I’ve always tried to make the best of every media pass I’ve received.
Whether it’s my first one, or in the case of Toronto’s Motorama Custom Car & Motorsports Expo my fifth or sixth, my focus has always remained the same: make the event look the best I can. This means giving every hall a fair shake. Including the hall full of race cars.
It might sound surprising, but I’ve seen spectators completely breeze through this room only stopping to grab some jerky from the meat vendor that returns year after year.
With a good number of cars wearing battle scars, this hall is a stark contrast to the polished perfection in Motorama’s front hall.
But as the age-old saying goes, a race car can be a show car, but a show car can’t always be a race car.
I’ve truthfully covered very little actual motorsport on Speedhunters. But don’t for a second think that means I don’t find race cars interesting enough to feature on their own.
Hot Rod Racers
Motorama 2018 was my first introduction to the OSCAAR (now Ultimate Racing Series) ‘Hot Rod’ class, via the ’66 Pontiac Beaumont below. The following year this 1961 Bicyane caught my eye, and the windshield banner confirmed that it was also from the same racing series.
Both cars, in my opinion, looked incredible and almost street-capable from afar. Much more so anyway than most short-track vehicles do.

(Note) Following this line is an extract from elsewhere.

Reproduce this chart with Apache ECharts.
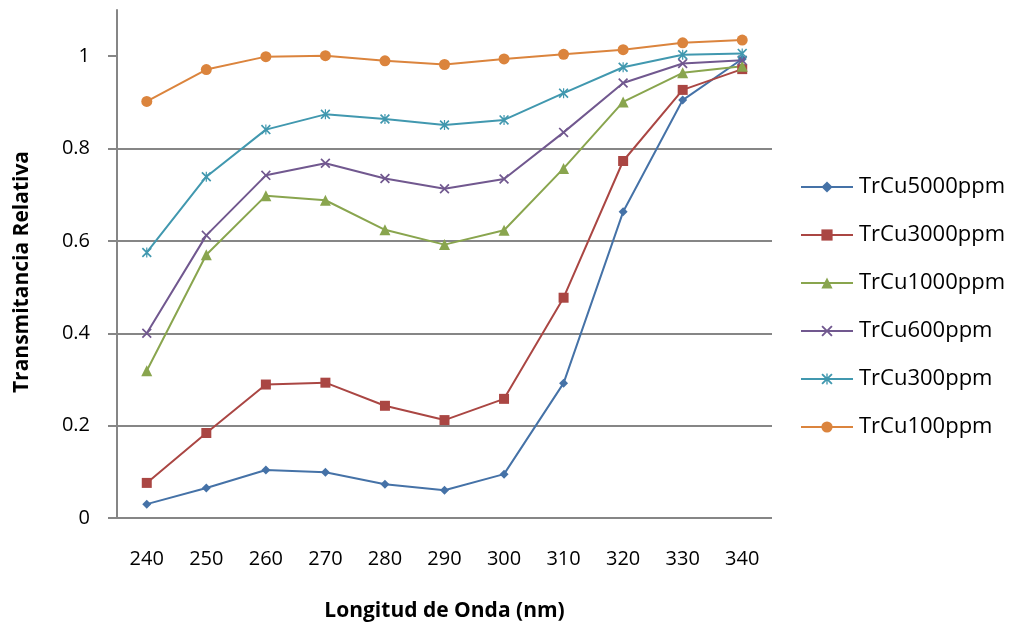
<!DOCTYPE html>
<html><head><meta charset="utf-8">
<script src="https://cdn.jsdelivr.net/npm/echarts@6/dist/echarts.min.js"></script>
<style>html,body{margin:0;padding:0;background:#fff}#c{width:1010px;height:628px}</style>
</head><body><div id="c"></div>
<script>
const categories = ['240','250','260','270','280','290','300','310','320','330','340'];
const yTicks = [0, 0.2, 0.4, 0.6, 0.8, 1];
const seriesNames = ['TrCu5000ppm','TrCu3000ppm','TrCu1000ppm','TrCu600ppm','TrCu300ppm','TrCu100ppm'];
const trCu5000 = [0.030, 0.065, 0.104, 0.099, 0.073, 0.060, 0.095, 0.292, 0.663, 0.905, 0.994];
const trCu3000 = [0.076, 0.184, 0.289, 0.293, 0.243, 0.212, 0.258, 0.477, 0.773, 0.927, 0.972];
const trCu1000 = [0.319, 0.570, 0.698, 0.688, 0.624, 0.592, 0.623, 0.757, 0.901, 0.964, 0.978];
const trCu600  = [0.400, 0.612, 0.742, 0.768, 0.735, 0.713, 0.734, 0.835, 0.942, 0.984, 0.991];
const trCu300  = [0.575, 0.739, 0.841, 0.874, 0.864, 0.851, 0.862, 0.920, 0.976, 1.003, 1.006];
const trCu100  = [0.902, 0.971, 0.999, 1.001, 0.990, 0.982, 0.994, 1.004, 1.014, 1.029, 1.035];

const colors = ['#4572A7','#AA4643','#89A54E','#71588F','#4198AF','#DB843D'];
const xSym = 'path://M0,1.2 L1.2,0 L5,3.8 L8.8,0 L10,1.2 L6.2,5 L10,8.8 L8.8,10 L5,6.2 L1.2,10 L0,8.8 L3.8,5 Z';
const starSym = 'path://M0,1.2 L1.2,0 L5,3.8 L8.8,0 L10,1.2 L6.2,5 L10,8.8 L8.8,10 L5,6.2 L1.2,10 L0,8.8 L3.8,5 Z M4.4,0 L5.6,0 L5.6,10 L4.4,10 Z';
const symbols = ['diamond','rect','triangle',xSym,starSym,'circle'];
const sizes = [9, 10, 11, 10, 10, 11];
const data = [trCu5000, trCu3000, trCu1000, trCu600, trCu300, trCu100];
const font = '"Open Sans", sans-serif';

const chart = echarts.init(document.getElementById('c'), null, {renderer:'canvas'});
chart.setOption({
  animation: false,
  color: colors,
  textStyle: {fontFamily: font},
  grid: {left: 117, right: 238, top: 10, bottom: 110, containLabel: false},
  legend: {
    orient: 'vertical', left: 795, top: 170, itemGap: 24,
    itemWidth: 52, itemHeight: 14,
    textStyle: {fontSize: 22, lineHeight: 24, color: '#000', fontFamily: font, padding: [0,0,0,1]},
    data: seriesNames
  },
  xAxis: {
    type: 'category', data: categories, boundaryGap: true,
    name: 'Longitud de Onda (nm)', nameLocation: 'middle', nameGap: 83,
    nameTextStyle: {fontSize: 21, fontWeight: 'bold', color: '#000', fontFamily: font},
    axisLine: {show: false},
    axisTick: {show: false},
    axisLabel: {fontSize: 20, color: '#000', margin: 31, fontFamily: font}
  },
  yAxis: {
    type: 'value', min: 0, max: 1.1,
    name: 'Transmitancia Relativa', nameLocation: 'middle', nameGap: 84,
    nameTextStyle: {fontSize: 21, fontWeight: 'bold', color: '#000', fontFamily: font, padding: [0, 16, 0, 0]},
    axisLine: {show: true, lineStyle: {color: '#868686', width: 2}},
    axisTick: {show: true, length: 9, customValues: yTicks, lineStyle: {color: '#868686', width: 2}},
    axisLabel: {fontSize: 20, color: '#000', margin: 27, customValues: yTicks, fontFamily: font,
      formatter: v => (Math.abs(v - Math.round(v*5)/5) < 1e-9 ? String(+v.toFixed(1)) : '')},
    splitLine: {show: true, showMaxLine: false, lineStyle: {color: '#868686', width: 2}}
  },
  series: seriesNames.map((n, i) => ({
    name: n, type: 'line', data: data[i],
    symbol: symbols[i], symbolSize: sizes[i], showAllSymbol: true,
    lineStyle: {width: 2, color: colors[i]},
    itemStyle: {color: colors[i]}
  }))
});
</script>
</body></html>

I’ve since learned this is all by design. The rules of the series are pretty strict when it comes to how the cars look, the intent being to invoke memories of the ‘race on Sunday buy on Monday’ era of circle track and NASCAR racing.
Only rear-wheel drive 1949 to 1975 American cars can be used for competition. And outside of ’55-’57 Evans Bros. fiberglass Chevrolet bodies, they must also be steel.

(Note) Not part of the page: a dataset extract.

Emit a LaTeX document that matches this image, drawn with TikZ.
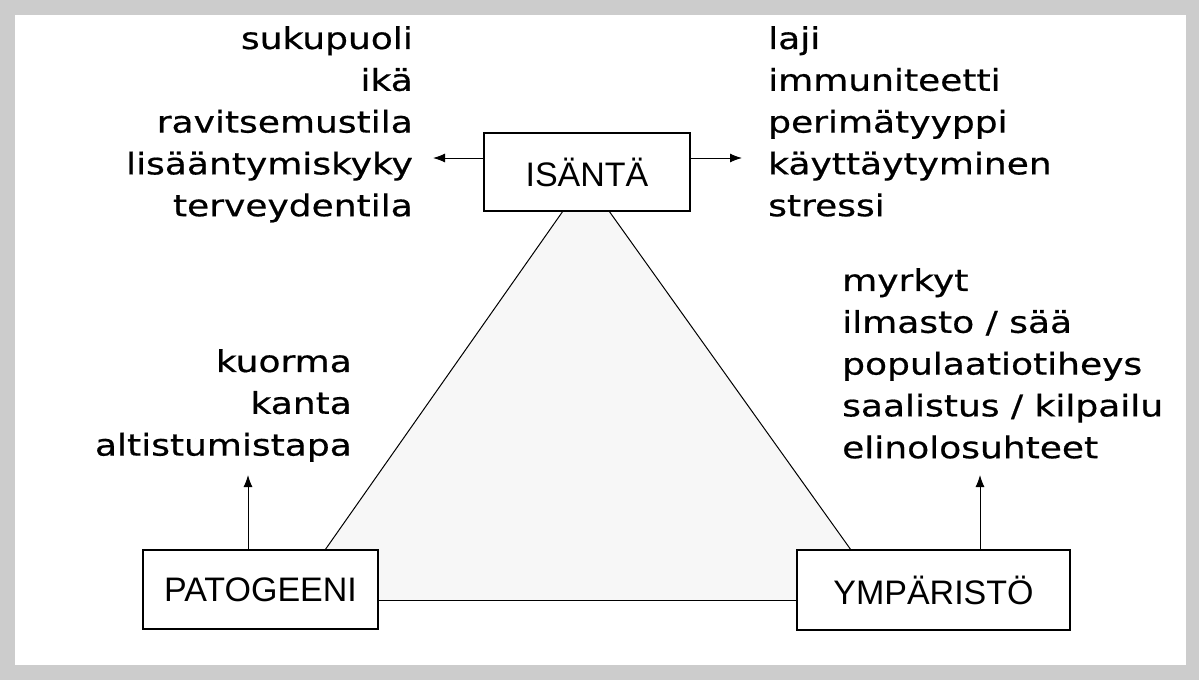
\documentclass[tikz,border=0pt]{standalone}
\usepackage{fontspec}
\setmainfont{DejaVu Sans}[FakeStretch=1.2,FakeBold=0.6]
\newfontfamily\boxfont{Liberation Sans}
\usetikzlibrary{arrows.meta}
\begin{document}
\begin{tikzpicture}[x=1pt,y=-1pt,
  lst/.style={inner sep=0pt,font=\fontsize{30}{41.8}\selectfont},
  bx/.style={draw,line width=1.5pt,inner sep=0pt,font=\boxfont\fontsize{34}{38}\selectfont},
  ln/.style={line width=1pt},
  ar/.style={ln,-{Latex[length=12pt,width=9pt]}}]
\fill[gray!40] (0,0) rectangle (1199,680);
\fill[white] (15,15) rectangle (1186,665);
\useasboundingbox (0,0) rectangle (1199,680);
\fill[gray!6] (563,211)--(609,211)--(851,550)--(797,550)--(797,600)--(378,600)--(378,550)--(325,550)--cycle;
\node[bx,minimum width=206pt,minimum height=78pt] (h) at (587,172) {ISÄNTÄ};
\node[bx,minimum width=235pt,minimum height=79pt] (p) at (260.5,589.5) {PATOGEENI};
\node[bx,minimum width=273pt,minimum height=80pt] (y) at (933.5,590) {YMPÄRISTÖ};
\draw[ln] (563,211) -- (325,550);
\draw[ln] (609,211) -- (851,550);
\coordinate (b1) at (378,600);
\draw[ln] (b1) -- (b1-|y.west);
\node[lst,align=right,anchor=north east] (hl) at (413,26) {sukupuoli\\ikä\\ravitsemustila\\lisääntymiskyky\\terveydentila};
\node[lst,align=left,anchor=north west] (hr) at (768,26) {laji\\immuniteetti\\perimätyyppi\\käyttäytyminen\\stressi};
\node[lst,align=right,anchor=north east] (pl) at (352,349) {kuorma\\kanta\\altistumistapa};
\node[lst,align=left,anchor=north west] (yl) at (842,268) {myrkyt\\ilmasto / sää\\populaatiotiheys\\saalistus / kilpailu\\elinolosuhteet};
\coordinate (a1) at (433,158); \coordinate (a2) at (742,158);
\coordinate (a3) at (248,475); \coordinate (a4) at (980,475);
\draw[ar] (h.west|-a1) -- (a1);
\draw[ar] (h.east|-a2) -- (a2);
\draw[ar] (a3|-p.north) -- (a3);
\draw[ar] (a4|-y.north) -- (a4);
\end{tikzpicture}
\end{document}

Furthermore, each car has to retain its stock grill and stock bumpers. Yes, if the car came from the factory with large and heavy chrome bumpers they must remain present to race. They must also be tethered, so to stay with the car from green flag to checkered.
The rest of the panels can be aftermarket, but they need to be made from at least 22-gauge magnetic sheet metal. No aluminum is allowed.
Reproduction panels are permitted, as are homemade replacements, but they have to resemble the original sheet metal as closely as possible. From an aero perspective, trunk wings are allowed and roofs may be chopped.
Under the sheet metal the cars can use perimeter chassis and tube front and rear ends. The chassis must not be offset and the minimum wheelbase is 105-inch.
Fabricated strut mounts are prohibited. The front suspension must be standard coil spring based, with OEM spindles and stock upper and lower control arms. The arms can be modified +1/-1″ of their original spec.
In the rear, the rules are a bit looser with leaf spring, 3- or 4-link suspensions permitted. For power, every car in the series must run a crate GM 350ci small block V8 circle track engine
All of the cars are also required to run steering boxes. Transmissions may be manual or automatic.
Most curiously, all tires must be used American Racer EC 21s. They can only have a maximum 5/32″ tread depth.
I’ve heard of series limiting tire manufacturers, width and sidewall height before, but this is the first instance I’ve encountered where tires must be pre-worn!
Based on the video above, it does look like a fairly competitive series to watch with quite a few participants lining up to race every round.
True Grit
Visually, this 1969 Chevelle Malibu might look like another Hot Rod class car, but it’s actually a weekend track toy built to no specific racing rule set.
Known as True Grit, the Chevelle is a web forum golden child boasting a mammoth 537-page build thread on Corner-Carvers.com.
It was also featured here in a guest post by Anthony of Build-Threads.com, when he chronicled 10 ultimate builds of 2014.
Under the mostly-factory Chevelle bodywork is a 1999 Hutch Pagan 110-inch wheelbase, truck arm NASCAR chassis. The car the chassis was originally under got into a wreck in 2001, and then bounced around two other racing teams – still damaged – until its current owner, Doug Scott, bought it in 2008.
Doug replaced the bent parts and then stripped the previous body from the chassis to make way for the new Chevelle sheet metal.
As far as he knows this car was the first documented example of anyone dropping factory sheet metal over a NASCAR chassis.
Currently, the car is running its backup motor which is a 406ci pump gas Chevrolet small block V8 with Trick Flow heads. Fuelled through a Holley Double Pumper carb, the motor makes 525 horsepower. The primary engine is a 434ci Chevy V8 reputedly good for 700hp.
Doug is running the backup engine while he shakes down the recently added Pinty’s Series/Limited Late model front clip.
Behind the motor sits a 4-speed dog box and following that is a NASCAR-spec Ford 9-inch rear end with 3.25 gearing.
Other than the newer front end, the rest of the chassis is fairly similar the original 1999 spec.
Doug does drive the car as it’s meant to be driven, and its quickest time around Canadian Tire Motorsport Park’s Grand Prix track is 1:28.
That’s a mid-to-rear-pack lap time when the real-deal NASCAR trucks run the same track, so nothing to scoff at for a home shop creation.